遺体からDNA、歯の治療記録、タトゥー、身元を示すマークなどが入手できないとき、警察が扱うのは頭蓋骨だけで、しかもそれが完全な状態であるとは限らない。そのような場合には犯罪捜査局BCIの法医学アーティストで情報アナリストの Sam Molnar 氏のような人物を呼び、その人物が生きていたときにどのような姿をしていたかを特定するという。

Sam Molnar 氏はフロリダにある行方不明・被搾取児童センター(Center for Missing and Exploited Children)からの専門的な訓練を受け、人類学者からの推定性別、年齢、人種などの情報をもとに、3Dプリントされた頭蓋骨のコピーの上に粘土で髪の毛、顔の特徴、筋肉を彫刻し、身元不明者の頭や顔を作る手伝いをしている。

頭蓋骨データから復元された顔
頭蓋骨データから復元された顔(出典:オハイオ州犯罪捜査局)

従来、3Dプリントされた頭蓋骨のコピーを入手するには、メディカルセンターまで頭蓋骨を輸送した後、CTスキャンを行い、そのデータを元に3Dプリントを行う必要があった。これには多くのプロセスと時間がかかるため、その分、捜査が難航しやすくなってしまう点に課題があった。さらには、CTスキャンよるデータには、頭蓋骨の内側や口の中など、3Dプリントを行うには必要とならない情報も多く、それゆえ3Dモデル造形に時間を要することもあるようだ。

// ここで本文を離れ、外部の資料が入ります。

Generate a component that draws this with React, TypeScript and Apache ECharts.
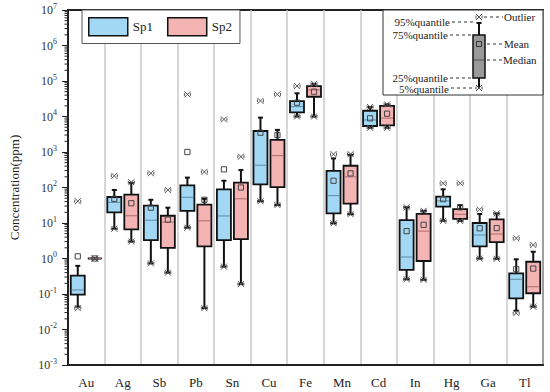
import React, { useEffect, useRef } from 'react';
import * as echarts from 'echarts';

const categories = ['Au', 'Ag', 'Sb', 'Pb', 'Sn', 'Cu', 'Fe', 'Mn', 'Cd', 'In', 'Hg', 'Ga', 'Tl'];

// Sp1 statistics (ppm)
const sp1P5 = [0.044, 6.9, 0.73, 7.4, 0.59, 41, 10000, 9.8, 4800, 0.26, 11.5, 1.0, 0.034];
const sp1P25 = [0.096, 20, 3.3, 22, 3.3, 123, 13000, 18.6, 5400, 0.48, 29, 2.2, 0.075];
const sp1Median = [0.13, 38, 12, 53, 15.8, 425, 19000, 59, 8000, 1.1, 42, 4.6, 0.26];
const sp1P75 = [0.33, 54, 31, 115, 89, 3900, 27000, 295, 14500, 12, 55, 10, 0.38];
const sp1P95 = [0.62, 85, 45, 190, 155, 9300, 45000, 660, 18500, 27.7, 89, 18, 0.95];
const sp1Mean = [1.15, 48, 27, 1000, 325, 3500, 24500, 155, 8900, 5.9, 47, 7.1, 0.5];
const sp1Min = [0.04, 6.9, 0.73, 7.4, 0.59, 41, 10000, 9.8, 4800, 0.26, 11.5, 1.0, 0.029];
const sp1Max = [41, 213, 251, 42000, 8300, 27500, 72000, 870, 18500, 27.7, 131, 24, 3.7];

// Sp2 statistics (ppm)
const sp2P5 = [1, 3.0, 0.40, 0.04, 0.19, 32, 10000, 17.7, 4800, 0.25, 11.4, 0.98, 0.044];
const sp2P25 = [1, 6.6, 2.0, 2.2, 3.5, 102, 36000, 35, 5600, 0.85, 13, 2.9, 0.105];
const sp2Median = [1, 16, 10.6, 11.5, 48, 790, 56000, 200, 9000, 5.9, 17.6, 4.9, 0.16];
const sp2P75 = [1, 63, 16, 33, 138, 2200, 72000, 410, 20000, 18, 24.6, 12.7, 0.81];
const sp2P95 = [1, 135, 27, 48, 310, 4200, 83000, 830, 22000, 22, 32, 18.6, 1.55];
const sp2Mean = [1, 36, 12.4, 45, 100, 3000, 50000, 250, 12000, 8.9, 27.7, 7.2, 0.52];
const sp2Min = [1, 3.0, 0.40, 0.04, 0.19, 32, 10000, 17.7, 4800, 0.25, 11.4, 0.98, 0.044];
const sp2Max = [1, 141, 85, 275, 740, 42000, 83000, 870, 22000, 22, 131, 18.6, 2.4];

// y-axis decades and minor tick multipliers
const decades = [-3, -2, -1, 0, 1, 2, 3, 4, 5, 6];
const minorMultipliers = [2, 3, 4, 5, 6, 7, 8, 9];

const SERIF = 'Liberation Serif';
const SP1_COLOR = '#a3d8f4';
const SP2_COLOR = '#f4b4b4';

function buildData(p5: number[], p25: number[], med: number[], p75: number[], p95: number[], mean: number[], mn: number[], mx: number[]) {
  return categories.map((_, i) => [i, p5[i], p25[i], med[i], p75[i], p95[i], mean[i], mn[i], mx[i]]);
}

const minorTickData: number[][] = [];
decades.forEach((d) => minorMultipliers.forEach((k) => minorTickData.push([0, k * Math.pow(10, d)])));

function xMarkAt(cx: number, y: number, s: number) {
  const st = { stroke: '#555', lineWidth: 1 };
  return [
    { type: 'line', shape: { x1: cx - s, y1: y - s, x2: cx + s, y2: y + s }, style: st },
    { type: 'line', shape: { x1: cx - s, y1: y + s, x2: cx + s, y2: y - s }, style: st },
    { type: 'line', shape: { x1: cx - s, y1: y - 1.5, x2: cx - s, y2: y + 1.5 }, style: st },
    { type: 'line', shape: { x1: cx + s, y1: y - 1.5, x2: cx + s, y2: y + 1.5 }, style: st },
  ];
}

function makeRenderer(offset: number, fill: string, medColor: string) {
  return (params: any, api: any) => {
    const i = api.value(0);
    const cx = api.coord([i, 1])[0] + offset;
    const Y = (k: number) => api.coord([i, api.value(k)])[1];
    const yLow = Y(1), yQ1 = Y(2), yMed = Y(3), yQ3 = Y(4), yHigh = Y(5), yMean = Y(6), yMin = Y(7), yMax = Y(8);
    const bw = 14, cap = 2.5, m = 2.6;
    return {
      type: 'group',
      children: [
        { type: 'line', shape: { x1: cx, y1: yHigh, x2: cx, y2: yLow }, style: { stroke: '#111', lineWidth: 2 } },
        { type: 'line', shape: { x1: cx - cap, y1: yHigh, x2: cx + cap, y2: yHigh }, style: { stroke: '#111', lineWidth: 2 } },
        { type: 'line', shape: { x1: cx - cap, y1: yLow, x2: cx + cap, y2: yLow }, style: { stroke: '#111', lineWidth: 2 } },
        { type: 'rect', shape: { x: cx - bw / 2, y: yQ3, width: bw, height: Math.max(yQ1 - yQ3, 0) }, style: { fill, stroke: '#111', lineWidth: 1.8 } },
        { type: 'line', shape: { x1: cx - bw / 2 + 1, y1: yMed, x2: cx + bw / 2 - 1, y2: yMed }, style: { stroke: medColor, lineWidth: 1 } },
        { type: 'rect', shape: { x: cx - m, y: yMean - m, width: 2 * m, height: 2 * m }, style: { fill: 'none', stroke: '#444', lineWidth: 1 } },
        ...xMarkAt(cx, yMin, 3),
        ...xMarkAt(cx, yMax, 3),
      ],
    };
  };
}

const inset = () => {
  const tx = { fontFamily: SERIF, fontSize: 11, lineHeight: 9, fill: '#222' };
  const dash = (x1: number, x2: number, y: number) => ({ type: 'line', shape: { x1, y1: y, x2, y2: y }, style: { stroke: '#333', lineWidth: 1, lineDash: [3, 3] } });
  const label = (text: string, x: number, y: number, align: string) => ({ type: 'text', x, y, style: { ...tx, text, align, verticalAlign: 'middle' } });
  const cx = 479;
  const els: any[] = [
    { type: 'rect', shape: { x: 383, y: 10, width: 160, height: 85 }, style: { fill: '#fff', stroke: '#333', lineWidth: 1 } },
    { type: 'line', shape: { x1: cx, y1: 23, x2: cx, y2: 88 }, style: { stroke: '#111', lineWidth: 2 } },
    { type: 'line', shape: { x1: cx - 2.5, y1: 23, x2: cx + 2.5, y2: 23 }, style: { stroke: '#111', lineWidth: 2 } },
    { type: 'rect', shape: { x: 473, y: 35, width: 12, height: 43 }, style: { fill: '#999', stroke: '#111', lineWidth: 1.5 } },
    { type: 'line', shape: { x1: 474, y1: 60, x2: 484, y2: 60 }, style: { stroke: '#555', lineWidth: 1 } },
    { type: 'rect', shape: { x: 476.5, y: 41.5, width: 5, height: 5 }, style: { fill: 'none', stroke: '#333', lineWidth: 1 } },
    ...xMarkAt(cx, 17, 3),
    ...xMarkAt(cx, 88, 3),
    label('95%quantile', 450, 22, 'right'),
    dash(452, 474, 22),
    label('75%quantile', 448, 35, 'right'),
    dash(450, 472, 35),
    label('25%quantile', 448, 77.5, 'right'),
    dash(450, 472, 78),
    label('5%quantile', 449, 88.5, 'right'),
    dash(451, 474, 88),
    dash(484, 503, 17),
    label('Outlier', 504, 17, 'left'),
    dash(487, 503, 44),
    label('Mean', 504, 44, 'left'),
    dash(487, 502, 60),
    label('Median', 503, 60, 'left'),
  ];
  return els.map((e, idx) => ({ ...e, z: 20 + (idx === 0 ? 0 : 1) }));
};

export default function App() {
  const ref = useRef<HTMLDivElement>(null);
  useEffect(() => {
    document.body.style.margin = '0';
    if (!ref.current) return;
    const chart = echarts.init(ref.current, null, { renderer: 'svg' });
    chart.setOption({
      animation: false,
      backgroundColor: '#fff',
      grid: { left: 63, right: 7, top: 10, bottom: 27, show: true, borderColor: '#222', borderWidth: 2, backgroundColor: 'transparent' },
      legend: {
        left: 82, top: 10,
        padding: [7, 8, 7, 6],
        itemGap: 14,
        itemWidth: 39, itemHeight: 18,
        borderColor: '#555', borderWidth: 1, backgroundColor: '#fff',
        textStyle: { fontFamily: SERIF, fontSize: 13, color: '#222' },
        data: [
          { name: 'Sp1', icon: 'rect', itemStyle: { color: SP1_COLOR, borderColor: '#111', borderWidth: 1.5 } },
          { name: 'Sp2', icon: 'rect', itemStyle: { color: SP2_COLOR, borderColor: '#111', borderWidth: 1.5 } },
        ],
      },
      xAxis: {
        type: 'category',
        data: categories,
        boundaryGap: true,
        axisLine: { show: true, lineStyle: { color: '#222', width: 2 } },
        axisTick: { show: false, interval: 0 },
        axisLabel: { interval: 0, fontFamily: SERIF, fontSize: 13, color: '#222', margin: 11 },
        splitLine: { show: true, interval: 0, lineStyle: { color: '#c8c8c8', width: 1.5 } },
      },
      yAxis: {
        type: 'log',
        logBase: 10,
        min: 1e-3,
        max: 1e7,
        interval: 1,
        splitNumber: 10,
        name: 'Concentration(ppm)',
        nameLocation: 'middle',
        nameGap: 47,
        nameRotate: 90,
        nameTextStyle: { fontFamily: SERIF, fontSize: 13, color: '#222' },
        axisLine: { show: true, lineStyle: { color: '#222', width: 2 } },
        axisTick: { show: true, length: 6, lineStyle: { color: '#222', width: 1 } },
        minorTick: { show: false },
        splitLine: { show: false },
        axisLabel: {
          margin: 11,
          formatter: (v: number) => `{b|10}{s|${Math.round(Math.log10(v))}}`,
          rich: {
            b: { fontFamily: SERIF, fontSize: 12, color: '#333', lineHeight: 16 },
            s: { fontFamily: SERIF, fontSize: 8, color: '#333', verticalAlign: 'top', lineHeight: 10 },
          },
        },
      },
      series: [
        {
          name: 'minorTicks', type: 'custom',
          silent: true,
          clip: false,
          encode: { x: 0, y: 1 },
          data: minorTickData,
          renderItem: (params: any, api: any) => {
            const y = api.coord([0, api.value(1)])[1];
            const x = params.coordSys.x;
            return { type: 'line', shape: { x1: x - 3.5, y1: y, x2: x, y2: y }, style: { stroke: '#222', lineWidth: 1 } };
          },
          z: 2,
        },
        {
          name: 'Sp1', type: 'custom',
          itemStyle: { color: SP1_COLOR },
          renderItem: makeRenderer(-8.5, SP1_COLOR, '#5a8aa8'),
          encode: { x: 0, y: [1, 2, 3, 4, 5, 6, 7, 8] },
          data: buildData(sp1P5, sp1P25, sp1Median, sp1P75, sp1P95, sp1Mean, sp1Min, sp1Max),
          z: 3,
        },
        {
          name: 'Sp2', type: 'custom',
          itemStyle: { color: SP2_COLOR },
          renderItem: makeRenderer(8.5, SP2_COLOR, '#b06a6a'),
          encode: { x: 0, y: [1, 2, 3, 4, 5, 6, 7, 8] },
          data: buildData(sp2P5, sp2P25, sp2Median, sp2P75, sp2P95, sp2Mean, sp2Min, sp2Max),
          z: 3,
        },
      ],
      graphic: inset(),
    });
    return () => chart.dispose();
  }, []);
  return <div ref={ref} style={{ width: 550, height: 392 }} />;
}
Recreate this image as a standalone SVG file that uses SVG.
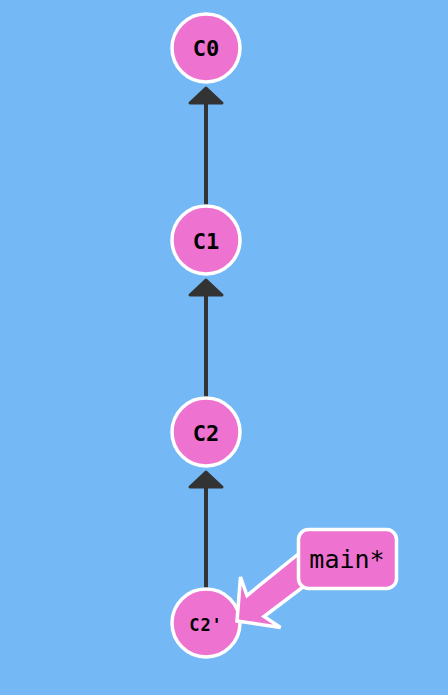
<svg xmlns="http://www.w3.org/2000/svg" width="448" height="695" viewBox="0 0 448 695">
<defs>
<style>
.node circle{fill:#ee72cf;stroke:#fff;stroke-width:3.5}
.node text{font-family:"DejaVu Sans Mono",monospace;font-weight:bold;font-size:22px;text-anchor:middle;fill:#000}
.edge line{stroke:#333;stroke-width:4}
.edge path{fill:#333;stroke:#333;stroke-width:3;stroke-linejoin:round}
</style>
</defs>
<rect width="448" height="695" fill="#74b8f5"/>
<g id="connectors" class="edge">
<line x1="206" y1="100" x2="206" y2="206"/>
<path d="M206,88 L190,103 L222,103 Z"/>
<line x1="206" y1="292" x2="206" y2="398"/>
<path d="M206,280 L190,295 L222,295 Z"/>
<line x1="206" y1="484" x2="206" y2="590"/>
<path d="M206,472 L190,487 L222,487 Z"/>
</g>
<g id="C0" class="node"><circle cx="206" cy="48" r="34"/><text x="206" y="56">C0</text></g>
<g id="C1" class="node"><circle cx="206" cy="240" r="34"/><text x="206" y="249">C1</text></g>
<g id="C2" class="node"><circle cx="206" cy="432" r="34"/><text x="206" y="441">C2</text></g>
<g id="C2p" class="node"><circle cx="206" cy="623" r="34"/><text x="206" y="631" style="font-size:17px;letter-spacing:1px">C2'</text></g>
<g id="main">
<path d="M237,621 L280.5,627.5 L264,616.5 L317,576.5 L299,553.5 L247,595.5 L240.5,577 Z" fill="#ee72cf" stroke="#fff" stroke-width="3.5" stroke-linejoin="miter"/>
<rect x="298.5" y="529.5" width="98" height="59" rx="10" fill="#ee72cf" stroke="#fff" stroke-width="3.5"/>
<text x="347" y="568" font-family="DejaVu Sans Mono, monospace" font-size="25" text-anchor="middle" fill="#000">main*</text>
</g>
</svg>
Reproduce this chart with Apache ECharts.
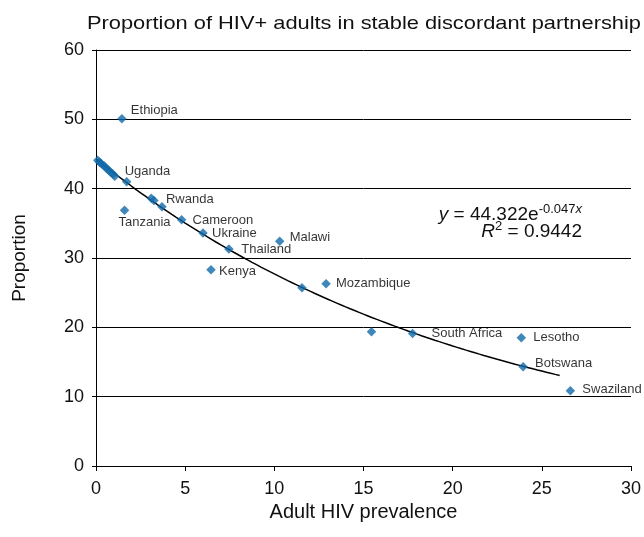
<!DOCTYPE html>
<html>
<head>
<meta charset="utf-8">
<script src="https://cdn.jsdelivr.net/npm/echarts@6/dist/echarts.min.js"></script>
<style>
html,body{margin:0;padding:0;background:#fff;}
#chart{width:644px;height:537px;}
</style>
</head>
<body>
<div id="chart"></div>
<script>
// Country names ('' = unlabeled point)
var countries = ['', '', '', '', '', '', '', '', '', 'Uganda', 'Ethiopia', 'Tanzania', '', 'Rwanda', '', 'Cameroon', 'Ukraine', 'Thailand', 'Malawi', 'Kenya', '', 'Mozambique', '', 'South Africa', 'Lesotho', 'Botswana', 'Swaziland'];
// Adult HIV prevalence (%)
var prevalence = [0.1, 0.2, 0.3, 0.45, 0.55, 0.7, 0.8, 0.95, 1.05, 1.72, 1.45, 1.6, 3.1, 3.25, 3.7, 4.8, 6.0, 7.45, 10.3, 6.45, 11.55, 12.9, 15.45, 17.75, 23.85, 23.95, 26.6];
// Proportion of HIV+ adults in stable discordant partnership (%)
var proportion = [44.1, 43.8, 43.6, 43.3, 43.0, 42.7, 42.4, 42.1, 41.8, 41.0, 50.1, 36.9, 38.6, 38.3, 37.4, 35.5, 33.6, 31.3, 32.4, 28.3, 25.7, 26.3, 19.35, 19.1, 18.5, 14.3, 10.85];
// Fitted exponential trend y = a * e^(b x), shown on the chart
var trendA = 44.322;
var trendB = -0.047;
var trendR2 = 0.9442;
var trendXMax = 26;
var xTicks = [0, 5, 10, 15, 20, 25, 30];
var yTicks = [0, 10, 20, 30, 40, 50, 60];
var titleText = 'Proportion of HIV+ adults in stable discordant partnership';

// label offsets (style only): [dx from point centre to text left, dy]
var labelOffsets = {
  'Uganda': [-2, -10], 'Ethiopia': [9, -8], 'Tanzania': [-6, 12.5], 'Rwanda': [12, -1.5],
  'Cameroon': [11, 0.5], 'Ukraine': [9, 0.5], 'Thailand': [12.5, 0], 'Malawi': [10, -3.5],
  'Kenya': [8, 1.3], 'Mozambique': [10, 0], 'South Africa': [19, -0.5], 'Lesotho': [12, 0],
  'Botswana': [12, -3.5], 'Swaziland': [12, -1.4]
};

var FONT = '"Liberation Sans", Arial, Helvetica, sans-serif';
var symSize = 9.5;
var scatterData = prevalence.map(function (x, i) {
  var name = countries[i];
  var item = { value: [x, proportion[i]], name: name };
  if (name) {
    var o = labelOffsets[name] || [10, 0];
    item.label = {
      show: true, position: [symSize / 2 + o[0], symSize / 2 + o[1]],
      align: 'left', verticalAlign: 'middle'
    };
  }
  return item;
});

var trendData = [];
for (var i = 0; i <= trendXMax * 4; i++) {
  var tx = i / 4;
  trendData.push([tx, trendA * Math.exp(trendB * tx)]);
}

var chart = echarts.init(document.getElementById('chart'), null, { renderer: 'canvas' });
chart.setOption({
  animation: false,
  backgroundColor: '#fff',
  textStyle: { fontFamily: FONT },
  grid: { left: 96, right: 12, top: 50, bottom: 71, containLabel: false },
  xAxis: {
    type: 'value', min: xTicks[0], max: xTicks[xTicks.length - 1], interval: 5,
    name: 'Adult HIV prevalence', nameLocation: 'middle', nameGap: 35,
    nameTextStyle: { fontFamily: FONT, fontSize: 20, color: '#111' },
    axisLine: { show: true, lineStyle: { color: '#000', width: 1 } },
    axisTick: { show: true, length: 5, lineStyle: { color: '#000' } },
    axisLabel: { fontFamily: FONT, fontSize: 18, color: '#111', margin: 14 },
    splitLine: { show: false }
  },
  yAxis: {
    type: 'value', min: yTicks[0], max: yTicks[yTicks.length - 1], interval: 10,
    name: 'Proportion', nameLocation: 'middle', nameGap: 67, nameRotate: 90,
    nameTextStyle: { fontFamily: FONT, fontSize: 19, color: '#111' },
    axisLine: { show: true, lineStyle: { color: '#000', width: 1 } },
    axisTick: { show: true, length: 4, lineStyle: { color: '#000' } },
    axisLabel: { fontFamily: FONT, fontSize: 18, color: '#111', margin: 12 },
    splitLine: { show: true, lineStyle: { color: '#000', width: 1 } }
  },
  series: [
    {
      type: 'line', data: trendData, showSymbol: false, symbol: 'none', smooth: false,
      lineStyle: { color: '#000', width: 1.5 }, z: 2, silent: true
    },
    {
      type: 'scatter', data: scatterData, symbol: 'diamond', symbolSize: symSize,
      itemStyle: { color: '#116aa9' }, z: 3,
      label: { show: false, formatter: '{b}', fontFamily: FONT, fontSize: 13, color: '#000' }
    }
  ],
  graphic: [
    {
      type: 'text', x: 87, y: 23.5, scaleX: 1.18, z: 10,
      style: {
        text: titleText, font: '18.5px ' + FONT, fill: '#111',
        textAlign: 'left', textVerticalAlign: 'middle'
      }
    },
    {
      type: 'text', x: 582, y: 215, z: 10,
      style: {
        text: '{i|y} = ' + trendA + 'e{sup|' + trendB + '}{supi|x}',
        font: '19px ' + FONT, fill: '#111',
        textAlign: 'right', textVerticalAlign: 'middle',
        rich: {
          i: { fontFamily: FONT, fontSize: 19, fontStyle: 'italic', fill: '#111' },
          sup: { fontFamily: FONT, fontSize: 13, fill: '#111', padding: [0, 0, 11, 0] },
          supi: { fontFamily: FONT, fontSize: 13, fontStyle: 'italic', fill: '#111', padding: [0, 0, 11, 0] }
        }
      }
    },
    {
      type: 'text', x: 582, y: 231.5, z: 10,
      style: {
        text: '{i|R}{sup|2} = ' + trendR2,
        font: '19px ' + FONT, fill: '#111',
        textAlign: 'right', textVerticalAlign: 'middle',
        rich: {
          i: { fontFamily: FONT, fontSize: 19, fontStyle: 'italic', fill: '#111' },
          sup: { fontFamily: FONT, fontSize: 13, fill: '#111', padding: [0, 0, 11, 0] }
        }
      }
    }
  ]
});
</script>
</body>
</html>
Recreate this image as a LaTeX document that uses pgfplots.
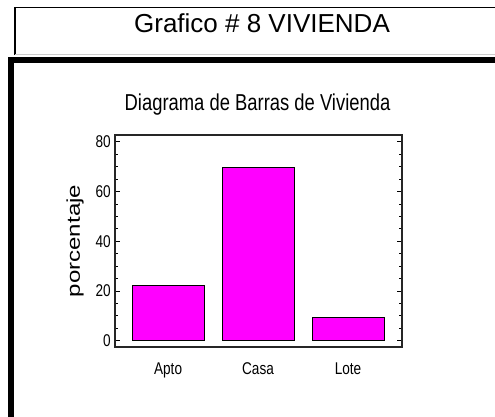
\documentclass[border=0pt]{standalone}
\usepackage{fontspec}
\setmainfont{Liberation Sans}
\newfontfamily\narrowfont[FakeStretch=0.8]{Liberation Sans}
\newfontfamily\widefont[FakeStretch=1.3]{Liberation Sans}
\usepackage{pgfplots}
\pgfplotsset{compat=1.18}
\definecolor{barmag}{RGB}{255,0,255}
\begin{document}
\begin{tikzpicture}[x=1pt,y=1pt]
\useasboundingbox (0,0) rectangle (495,417);
\clip (0,0) rectangle (495,417);
\fill[white] (0,0) rectangle (495,417);
% top box
\draw[line width=1.5pt] (15,362) -- (15,409.7) -- (500,409.7);
\draw[gray!40, line width=1pt] (15,362) -- (500,362);
\node[font=\fontsize{26}{30}\selectfont, anchor=base, inner sep=0pt] at (262,384) {Grafico \# 8 VIVIENDA};
% thick frame
\draw[line width=5.5pt] (11,-10) -- (11,357) -- (510,357);
\node[font=\narrowfont\fontsize{23}{26}\selectfont, anchor=base, inner sep=0pt] at (257.5,306) {Diagrama de Barras de Vivienda};
\begin{axis}[
  at={(115pt,70pt)}, anchor=south west,
  scale only axis, width=287pt, height=212pt,
  xmin=-0.59, xmax=2.6,
  ymin=-2.5, ymax=82.8,
  xtick=data,
  xticklabels={Apto,Casa,Lote},
  xtick style={draw=none},
  ytick={0,20,40,60,80},
  minor y tick num=3,
  tick align=inside,
  ytick pos=both,
  major tick length=5pt,
  minor tick length=3pt,
  tick style={line width=1pt, black},
  axis line style={line width=2pt, black!85},
  /pgf/number format/assume math mode=true,
  ticklabel style={font=\narrowfont\fontsize{17}{19}\selectfont},
  xticklabel style={anchor=base, inner sep=0pt, yshift=-28pt},
  yticklabel style={anchor=east, inner sep=0pt, xshift=-4pt},
  ylabel={porcentaje},
  ylabel style={font=\widefont\fontsize{18.5}{20}\selectfont, at={(axis description cs:-0.1394,0.5)}, anchor=center, inner sep=0pt},
]
\addplot[ybar, bar width=0.8, fill=barmag, draw=black, line width=1pt] coordinates {(0,22.3) (1,69.7) (2,9.3)};
\end{axis}
\end{tikzpicture}
\end{document}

しかし、フォトグラメトリーと呼ばれる複数枚の写真から3Dイメージを作る手法を用いることで、人間の頭蓋骨を含むほとんどすべての物体を、データから画像化して表示する3Dレンダリングが可能なプログラムが開発された。このプログラムでは、レンダリングの構築のためには、いくつかの角度から撮影された一連の写真データだけが必要となる。スマートフォンを持っていて、高画質の画像が撮影できる人なら、誰でも数分で3Dオブジェクトを作ることができるという。

一般公開するまでの期間も大幅に短縮

この技術の開発により、頭蓋骨のCTスキャンは必要なくなった。写真データはCTスキャンによるデータよりもはるかに少ないデータ量であるため、3Dプリンターで頭蓋骨のコピーを造形し、その画像を一般公開するまでの期間も大幅に短縮できる。

頭蓋骨からは肌の色や目の色、顔の毛、髪型などの情報は得られない。しかし、システムを用いることでさまざまなパターンを作り出すことや、必要に応じて加齢させることもできるという。